Wireless Internet access was made available initially at Quincy High School, the Early Childhood and Family Center, the Board of Education offices and Quincy Junior High School. It was then gradually expanded to Baldwin Intermediate School and the seven elementary schools.
This project took place thanks to Knapheide Manufacturing Co. and the Knapheide family, which announced in December 2012 they would partner with the district and the Quincy Public Schools Foundation to help implement a major technology upgrade.
This venture called for Knapheide's information technology department to team with the district's IT department to design and install a wireless and wired infrastructure throughout the school system. The upgrade was expected to result in network and wireless Internet access in classrooms, a mobile digital environment in instructional areas of school buildings, a centralized infrastructure to support the technology, and devices to access the Internet.
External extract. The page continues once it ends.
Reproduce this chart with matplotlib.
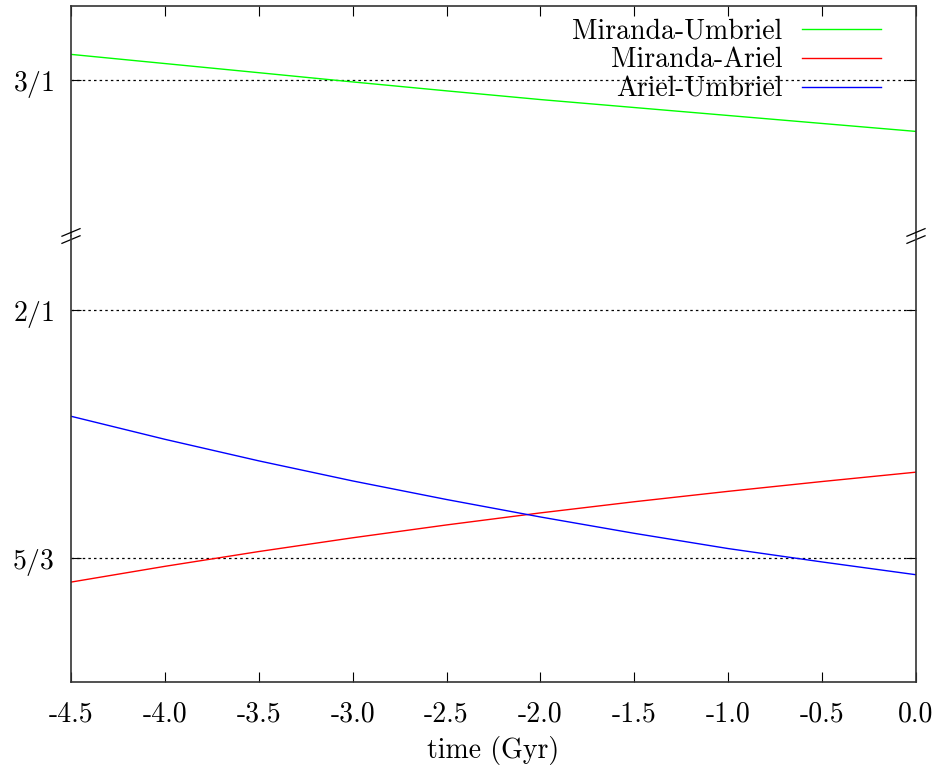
import matplotlib
matplotlib.use("Agg")
import matplotlib.pyplot as plt

plt.rcParams['font.family'] = ['cmr10', 'DejaVu Serif']
plt.rcParams['mathtext.fontset'] = 'cm'
plt.rcParams['axes.unicode_minus'] = False

# time (Gyr) and period ratios
time = [-4.5, -4.0, -3.5, -3.0, -2.5, -2.0, -1.5, -1.0, -0.5, 0.0]
miranda_umbriel = [3.035, 3.0227, 3.0104, 2.998, 2.986, 2.9743, 2.9636, 2.9529, 2.9422, 2.9315]
miranda_ariel = [1.6344, 1.6556, 1.6755, 1.6940, 1.7113, 1.7275, 1.7425, 1.7565, 1.7697, 1.7823]
ariel_umbriel = [1.8575, 1.8265, 1.7975, 1.7705, 1.7455, 1.7220, 1.7000, 1.6795, 1.6615, 1.6443]

resonances = [3.0, 2.0, 5.0 / 3.0]
res_labels = [r'$3/1$', r'$2/1$', r'$5/3$']
xticks = [-4.5, -4.0, -3.5, -3.0, -2.5, -2.0, -1.5, -1.0, -0.5, 0.0]

W, H = 936, 769
fig = plt.figure(figsize=(W / 100, H / 100), dpi=100)
left, right = 71 / W, 916 / W
top_px, brk_px, bot_px = 6, 236, 682
ax_top = fig.add_axes([left, 1 - brk_px / H, right - left, (brk_px - top_px) / H])
ax_bot = fig.add_axes([left, 1 - bot_px / H, right - left, (bot_px - brk_px) / H])

fs = 20
for ax in (ax_top, ax_bot):
    ax.plot(time, miranda_umbriel, color='#00ff00', lw=1.0, label='Miranda-Umbriel')
    ax.plot(time, miranda_ariel, color='#ff0000', lw=1.0, label='Miranda-Ariel')
    ax.plot(time, ariel_umbriel, color='#0000ff', lw=1.0, label='Ariel-Umbriel')
    for r in resonances:
        ax.axhline(r, color='black', lw=0.9, ls=(0, (2, 2.5)), zorder=0)
    ax.set_xlim(-4.5, 0.0)
    ax.set_xticks(xticks)
    ax.set_yticks(resonances)
    ax.set_yticklabels(res_labels, fontsize=fs)
    ax.tick_params(direction='in', length=7, width=0.8, top=True, right=True, labelsize=fs)
    ax.tick_params(axis='y', pad=12)
    ax.tick_params(axis='x', pad=14)
    for s in ax.spines.values():
        s.set_linewidth(1.2)
        s.set_color('#333333')

ax_top.set_ylim(2.791, 3.1)
ax_bot.set_ylim(1.5, 2.1)
ax_top.spines['bottom'].set_visible(False)
ax_bot.spines['top'].set_visible(False)
ax_top.tick_params(bottom=False, labelbottom=False)
ax_bot.tick_params(top=False)
ax_bot.set_xticklabels([f'{v:.1f}' for v in xticks], fontsize=fs)
ax_bot.set_xlabel('time (Gyr)', fontsize=fs, labelpad=6)

# break marks on both spines
for xa in (0.0, 1.0):
    for dy in (-0.008, 0.008):
        ax_bot.plot([xa - 0.0107, xa + 0.0107], [1 + dy - 0.0085, 1 + dy + 0.0085],
                    transform=ax_bot.transAxes, color='black', lw=0.9, clip_on=False)

leg = ax_top.legend(loc='upper right', frameon=False, markerfirst=False, fontsize=fs,
                    handlelength=2.85, handletextpad=0.7, labelspacing=0.1,
                    borderpad=0.0, borderaxespad=0.0, bbox_to_anchor=(0.9586, 0.948))

fig.savefig('out.png', dpi=100)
Murphy said nearly all of these goals have been accomplished, though the district is still in the process of acquiring more devices to meet the needs of students.
Adams Elementary School got wireless access earlier than other elementary schools because two of its third-grade classrooms were slated to take part in field testing new state assessments that will go into effect across Illinois in the 2014-15 school year. The school used wireless laptops loaned from Quincy High School to fill out the tests.
Meanwhile, the Quincy School Board on Monday approved a plan to start using the Measures of Academic Progress (MAP) test to measure growth of students in grades 3-8 and stop using the Stanford Achievement Test. The MAP exams rely heavily on the use of computers, and some elementary schools don't have computer labs. So the district is planning to buy portable carts containing 30 computers for each building so the carts can be moved from classroom to classroom as needed for the testing.
Murphy said administrators are updating the district's technology plan to determine a strategy for acquiring other technology devices that may be needed in the future and determining how they will be used as part of the educational process.
"We're working with the foundation to develop a plan that's more practical and provides some future planning," he said. "We want to make sure it fits with the curriculum."
Murphy said the wireless systems installed in schools will be immediately available next fall for all district-owned computers used by students and teachers. In addition, staff members will be able to log into the wireless networks using their personal devices, including phones and tablet computers.
However, Murphy it's not yet clear if students will be given the ability to tap into the wireless systems using their personal devices. He said various safeguards and usage policies still need to be worked out.
"There are a lot of puzzles and pieces that go into this," he said.
Murphy said the donation of money and support from Knapheide made a big difference in the district's ability to install the wireless systems in all of the buildings.
"It really did jump-start the process for us and put us on a course to move forward," he said.